Sayın Cumhurbaşkanımızın Marmaris'ten Dalaman'a intikali oradan uçakla İstanbul'a inişi fevkalade tehlikeli bir yolculuktu. Marmaris'ten helikopter kalktığı zaman bütün ışıkları sönük bir vaziyette yalama uçuşu tabir edilen bir uçuşlar Dalaman'a bir uçuş yapıldı. Uçak havadayken Akıncı Üssü'nden 2 tane F-16 uçağı kaldırıldı. Cumhurbaşkanımızın uçağını tespit edemediler. Gece yarısından hemen sonra Hava Kuvvetleri Harekat merkezi köreltilip elektrikleri kesildi. Dolasıyla hava resmi alma imkanından teknik olarak mahrum kaldılar. Cumhurbaşkanımızın uçağının kalkıp kalmadığını anlayabilmek için kalktıysa müdahale edebilmek için hava-hava mühimmatlı 2 uçak kaldırdılar. Bir uçağın bu şekilde kalması havadaki bir hedef yönelik olarak kalkar, ya o hedefi inmeye zorlar ya da inmezse yüklenen mühimmatlarla o uçak düşürülür. Cumhurbaşkanımızın uçağını tespit etselerdi belki düşüreceklerdi.

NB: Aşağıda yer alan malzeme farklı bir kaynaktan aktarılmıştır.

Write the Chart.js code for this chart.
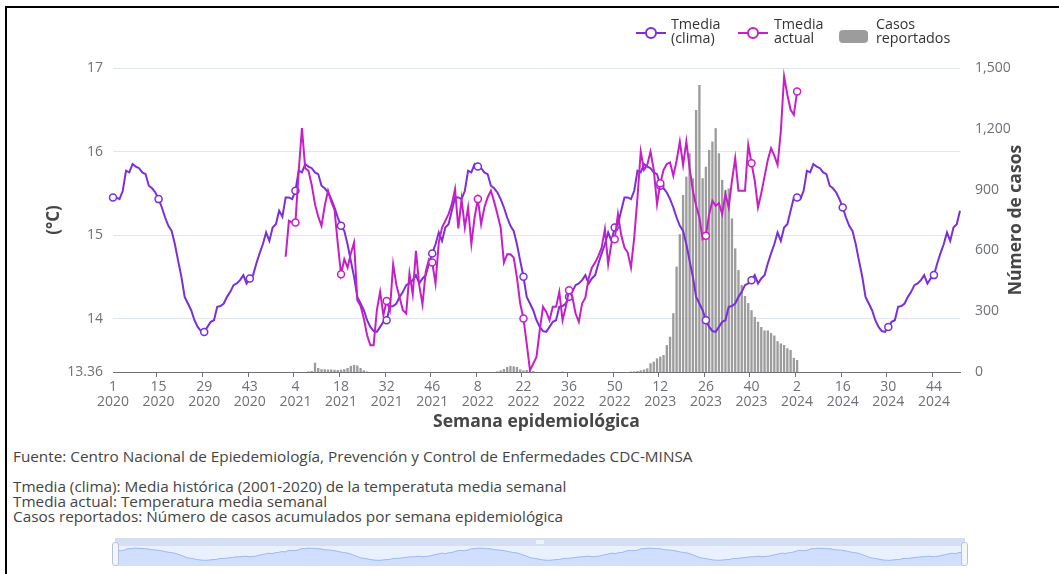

"AKLA VİCDANA VE AHLAKA SIĞMAZ"
Cumhurbaşkanımızın uçağı İstanbul'a yaklaştığı zaman Sabiha Gökçen Havalimanı'nda darbeci askerler vardı, Atatürk Havalimanı ise işgal edilmişti. Dolayısıyla Cumhurbaşkanımızın uçağı normal zamanında Atatürk Havalimanına inemedi Marmara üzerinde bir süre tur atmak zorunda kaldı. Daha sonra havalimanındaki işgal sonlandırılınca, hava mühimmatlı F-16'lar olduğu halde yine büyük tehlikeler atlatarak Sayın Cumhurbaşkanımız Atatürk Havalimanını inebildi. Böyle bir tehlikeli yolculuk sonucunda hem kendisi hem ailesi için böyle riskler alan bir lidere, Cumhurbaşkanına 'uçan sarayında konforlu bir yolculuk yaptı' iddiası ne akla, ne vicdana ne de ahlaka sığmaz diye düşünüyorum.